AI models are voracious. They pull data from every corner of the stack, sometimes faster than security teams can blink. Behind those pipelines sit real humans, real credentials, and occasionally, real mistakes. When an automated job scrapes a database without proper controls, compliance goes out the window and confidential data goes for a joyride. That’s where AI compliance data anonymization and strong database governance enter the scene.
Data anonymization sounds simple: hide sensitive fields, keep identifiers private, feed clean inputs to models. In practice, it becomes messy fast. Every environment has different access rules, auditing requirements, or masking policies. Security reviews pile up, engineers slow down, and audits become post-mortems. Without full observability, it’s impossible to prove what was touched, who touched it, and whether it was compliant at the moment of access.
Database Governance & Observability fixes this by connecting identity, intent, and data flow in one place. Instead of relying on static permissions, every query and update passes through an identity-aware proxy that checks who you are, what you’re doing, and what data you’re reaching for. It turns compliance into a living control surface, not a pile of docs no one reads.

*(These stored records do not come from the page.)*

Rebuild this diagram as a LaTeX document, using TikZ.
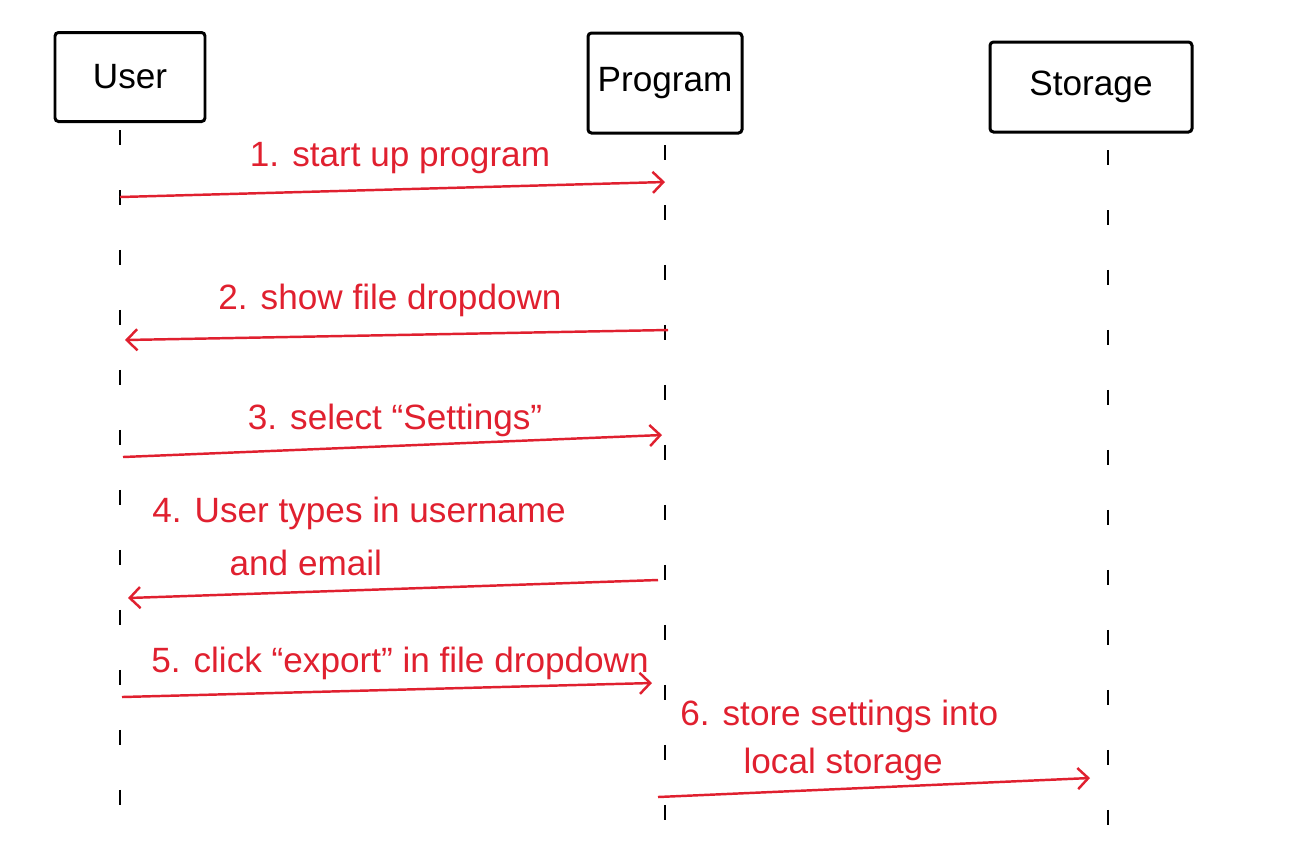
\documentclass[tikz,border=0pt]{standalone}
\usepackage{fontspec}
\setmainfont{Liberation Sans}
\usetikzlibrary{arrows.meta}
\definecolor{inkred}{HTML}{E0202F}
\begin{document}
\begin{tikzpicture}[x=0.02cm,y=-0.02cm,
  actor/.style={draw=black,line width=1.7pt,rounded corners=2pt,inner sep=0pt,font=\fontsize{20}{24}\selectfont},
  life/.style={draw=black,line width=1.4pt,dash pattern=on 0.3cm off 0.9cm},
  msg/.style={draw=inkred,line width=1.4pt,-{Straight Barb[length=6pt,width=12pt,line width=1.4pt]}},
  lbl/.style={text=inkred,font=\fontsize{20}{30}\selectfont,align=left,inner sep=0pt}]
\useasboundingbox (0,0) rectangle (1290,867);
% actors
\node[actor,minimum width=150*0.02cm,minimum height=89*0.02cm] (user) at (130,77) {User};
\node[actor,minimum width=154*0.02cm,minimum height=100*0.02cm] (prog) at (665,83) {Program};
\node[actor,minimum width=202*0.02cm,minimum height=90*0.02cm] (stor) at (1091,87) {Storage};
% lifeline ends
\coordinate (uTop) at (120,130); \coordinate (uBot) at (120,815);
\coordinate (pTop) at (665,145); \coordinate (pBot) at (665,830);
\coordinate (sTop) at (1108,150); \coordinate (sBot) at (1108,845);
\draw[life] (uTop) -- (uBot);
\draw[life] (pTop) -- (pBot);
\draw[life] (sTop) -- (sBot);
% message anchors
\coordinate (m1a) at (120,197); \coordinate (m1b) at (665,182);
\coordinate (m2a) at (668,330); \coordinate (m2b) at (125,340);
\coordinate (m3a) at (123,457); \coordinate (m3b) at (662,435);
\coordinate (m4a) at (658,580); \coordinate (m4b) at (128,598);
\coordinate (m5a) at (122,697); \coordinate (m5b) at (652,683);
\coordinate (m6a) at (658,797); \coordinate (m6b) at (1090,778);
\draw[msg] (m1a) -- (m1b);
\draw[msg] (m2a) -- (m2b);
\draw[msg] (m3a) -- (m3b);
\draw[msg] (m4a) -- (m4b);
\draw[msg] (m5a) -- (m5b);
\draw[msg] (m6a) -- (m6b);
% labels
\node[lbl] (l1) at (400,158) {1. start up program};
\node[lbl] (l2) at (390,300) {2. show file dropdown};
\node[lbl] (l3) at (395,420) {3. select “Settings”};
\node[lbl,anchor=north west] (l4) at (152,497) {4. User types in username\\\hspace*{2.2em}and email};
\node[lbl] (l5) at (400,663) {5. click “export” in file dropdown};
\node[lbl,anchor=north west,font=\fontsize{20}{27}\selectfont] (l6) at (680,700) {6. store settings into\\\hspace*{1.8em}local storage};
\end{tikzpicture}
\end{document}
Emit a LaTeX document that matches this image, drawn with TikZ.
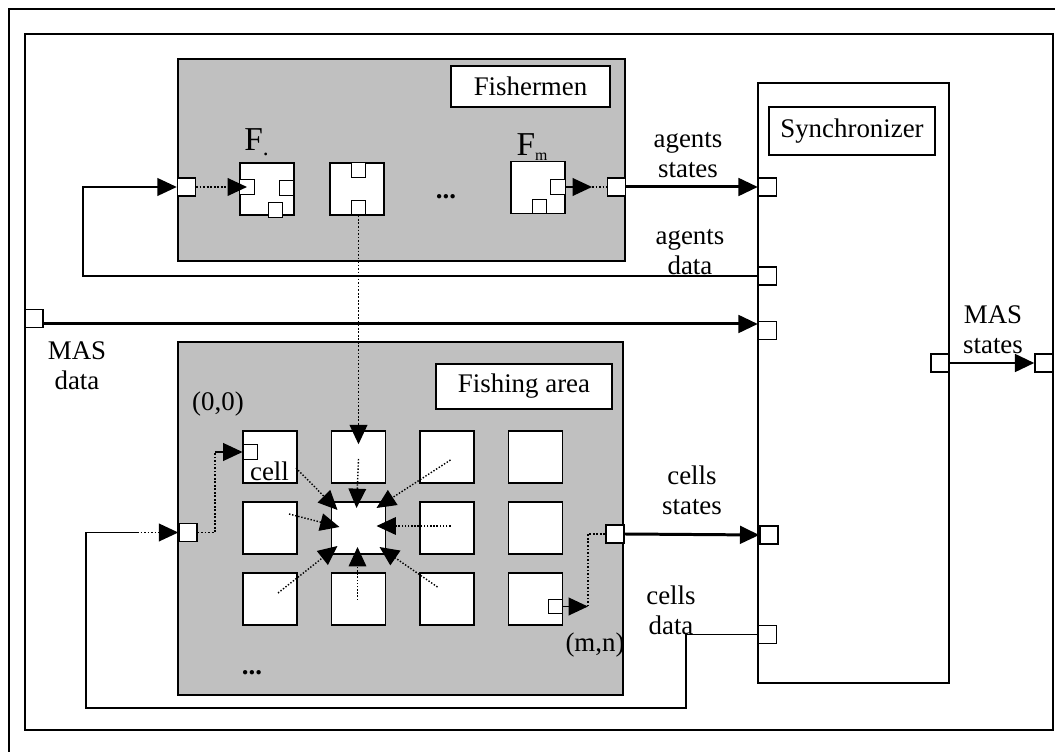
\documentclass[tikz,border=0pt]{standalone}
\usepackage{fontspec}
\setmainfont{Liberation Serif}
\usetikzlibrary{arrows.meta}
\definecolor{areagray}{RGB}{192,192,192}
\tikzset{
  graybox/.style={draw, fill=areagray, line width=0.8pt, inner sep=0pt},
  titlebox/.style={draw, fill=white, line width=1pt, inner sep=0pt},
  cellbox/.style={draw, fill=white, line width=0.8pt, minimum width=1.08cm, minimum height=1.04cm, inner sep=0pt},
  portbox/.style={draw, fill=white, line width=0.8pt, minimum size=0.36cm, inner sep=0pt},
  smallport/.style={draw, fill=white, line width=0.8pt, minimum size=0.29cm, inner sep=0pt},
  statesline/.style={line width=1.7pt},
  dataline/.style={line width=1.1pt},
  dotline/.style={line width=1pt, densely dotted},
  nbline/.style={line width=0.8pt, densely dotted},
}

\begin{document}
\begin{tikzpicture}[font=\fontsize{15.3}{17}\selectfont, >={Triangle[length=11pt,width=10pt]}]
\useasboundingbox (0,0) rectangle (21.1,15.04);

\draw [line width=1.1pt] (0.18,0) -- (0.18,14.86) -- (21.1,14.86);
\draw [line width=1.1pt] (0.5,0.44) rectangle (21.06,14.36);

% Fishermen
\node [graybox, minimum width=8.94cm, minimum height=4.04cm] (fishermen) at (8.03,11.84) {};
\node [titlebox, minimum width=3.18cm, minimum height=0.82cm] (fishtitle) at (10.61,13.31) {Fishermen};

\node [cellbox] (f1) at (5.34,11.26) {};
\node [smallport] (f1l) at (4.94,11.3) {};
\node [smallport] (f1r) at (5.73,11.28) {};
\node [smallport] (f1b) at (5.51,10.84) {};

\node [cellbox] (f2) at (7.14,11.26) {};
\node [smallport] (f2t) at (7.17,11.64) {};
\node [smallport] (f2b) at (7.17,10.89) {};

\node [cellbox] (fm) at (10.76,11.29) {};
\node [smallport] (fmr) at (11.16,11.3) {};
\node [smallport] (fmb) at (10.79,10.91) {};

\node [font=\fontsize{19}{20}\selectfont] (f1lab) at (5.14,12.2) {F\textsubscript{.}};
\node [font=\fontsize{19}{20}\selectfont] (fmlab) at (10.64,12.1) {F\raisebox{-3pt}{\fontsize{9}{10}\selectfont m}};
\node (fdots) at (8.92,11.1) {\textbf{...}};

\node [portbox] (fin) at (3.73,11.3) {};
\node [portbox] (fout) at (12.33,11.3) {};

% Synchronizer
\node [draw, fill=white, line width=0.8pt, minimum width=3.82cm, minimum height=12cm] (sync) at (17.07,7.38) {};
\node [titlebox, minimum width=3.32cm, minimum height=0.96cm] (synctitle) at (17.04,12.42) {Synchronizer};
\node [portbox] (sas) at (15.35,11.3) {};
\node [portbox] (sad) at (15.35,9.52) {};
\node [portbox] (smd) at (15.35,8.43) {};
\node [portbox] (scs) at (15.38,4.34) {};
\node [portbox] (scd) at (15.35,2.35) {};
\node [portbox] (smso) at (18.8,7.78) {};

\node [portbox] (frmso) at (20.88,7.78) {};
\node [portbox] (frmdi) at (0.68,8.67) {};

% Fishing area
\node [graybox, minimum width=8.9cm, minimum height=7.06cm] (fisharea) at (8.01,4.67) {};
\node [titlebox, minimum width=3.52cm, minimum height=0.9cm] (areatitle) at (10.48,7.31) {Fishing area};

\node [cellbox] (c00) at (5.4,5.9) {};
\node [cellbox] (c10) at (7.17,5.9) {};
\node [cellbox] (c20) at (8.94,5.9) {};
\node [cellbox] (c30) at (10.71,5.9) {};
\node [cellbox] (c01) at (5.4,4.48) {};
\node [cellbox] (c11) at (7.17,4.48) {};
\node [cellbox] (c21) at (8.94,4.48) {};
\node [cellbox] (c31) at (10.71,4.48) {};
\node [cellbox] (c02) at (5.4,3.06) {};
\node [cellbox] (c12) at (7.17,3.06) {};
\node [cellbox] (c22) at (8.94,3.06) {};
\node [cellbox] (c32) at (10.71,3.06) {};

\node [smallport] (c00p) at (5.01,6.0) {};
\node [smallport] (c32p) at (11.11,2.91) {};

\node (celllab) at (5.39,5.62) {cell};
\node (origin) at (4.36,6.96) {(0,0)};
\node (corner) at (11.9,2.14) {(m,n)};
\node (adots) at (5.04,1.58) {\textbf{...}};

\node [portbox] (fain) at (3.76,4.39) {};
\node [portbox] (faout) at (12.3,4.36) {};

% labels
\node [align=center] (agstates) at (13.76,11.93) {agents\\states};
\node [align=center] (agdata) at (13.8,9.99) {agents\\data};
\node [align=center] (masdata) at (1.54,7.73) {MAS\\data};
\node [align=center] (masstates) at (19.86,8.45) {MAS\\states};
\node [align=center] (cellstates) at (13.84,5.23) {cells\\states};
\node [align=center] (celldata) at (13.42,2.84) {cells\\data};

\coordinate (agback) at (1.66,11.3);
\coordinate (fmtip) at (11.84,11.3);
\coordinate (cellin) at (4.3,6.0);
\coordinate (cellout) at (11.76,2.91);
\coordinate (cdback1) at (13.72,0.88);
\coordinate (cdback2) at (1.72,4.39);
\coordinate (cdmid) at (2.74,4.39);

% connectors
\draw [->, dataline] (sad.west) -| (agback) -- (fin.west);
\draw [->, dotline] (fin.east) -- (f1l.center);
\draw [->, dataline] (fmr.east) -- (fmtip);
\draw [dotline] (fmtip) -- (fout.west);
\draw [->, statesline] (fout.east) -- (sas.west);

\draw [->, statesline] (frmdi.east |- 0,8.56) -- (smd.west |- 0,8.56);
\draw [->, statesline] (smso.east) -- (frmso.west);

\draw [->, dotline] (f2b.south) -- ([yshift=-0.28cm]c10.north);

\draw [->, nbline] ([xshift=0.52cm,yshift=-0.22cm]c00.center) -- ([xshift=-0.42cm,yshift=0.36cm]c11.center);
\draw [->, nbline] ([yshift=-0.04cm]c10.center) -- ([xshift=-0.04cm,yshift=0.4cm]c11.center);
\draw [->, nbline] ([xshift=0.07cm,yshift=-0.06cm]c20.center) -- ([xshift=0.36cm,yshift=0.4cm]c11.center);
\draw [->, nbline] ([xshift=0.38cm,yshift=0.28cm]c01.center) -- ([xshift=-0.38cm,yshift=0.02cm]c11.center);
\draw [->, nbline] ([xshift=0.07cm,yshift=0.04cm]c21.center) -- ([xshift=0.36cm,yshift=0.04cm]c11.center);
\draw [->, nbline] ([xshift=0.16cm,yshift=0.12cm]c02.center) -- ([xshift=-0.42cm,yshift=-0.36cm]c11.center);
\draw [->, nbline] ([xshift=-0.02cm,yshift=-0.02cm]c12.center) -- ([xshift=-0.02cm,yshift=-0.38cm]c11.center);
\draw [->, nbline] ([xshift=-0.19cm,yshift=0.24cm]c22.center) -- ([xshift=0.42cm,yshift=-0.38cm]c11.center);

\draw [dotline] (fain.east) -| (cellin);
\draw [->, dataline] (cellin) -- (c00p.west);
\draw [->, dataline] (c32p.east) -- (cellout);
\draw [dotline] (cellout) |- (faout.west);
\draw [->, statesline] (faout.east) -- (scs.west);
\draw [dataline] (scd.west) -| (cdback1) -| (cdback2) -- (cdmid);
\draw [->, dotline] (cdmid) -- (fain.west);
\end{tikzpicture}
\end{document}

Platforms like hoop.dev apply these principles at runtime. Hoop sits in front of every connection, verifying, recording, and dynamically masking sensitive data before it ever leaves your database. No configuration needed, no breakage in workflows. Developers get native access through their favorite tools, while admins and security teams keep total visibility. Guardrails catch dangerous operations before they happen, and approvals trigger automatically for any sensitive change. The result is a full audit trail without slowing down a single line of SQL.
Under the hood, permissions become adaptive. Every login maps to identity from Okta or another IdP. Actions are logged by intent, not just user. Queries involving PII auto-mask before result delivery. When AI jobs execute data pulls for fine-tuning or analysis, they interact only with anonymized views. Nothing leaks, compliance stays provable, and auditors sleep better.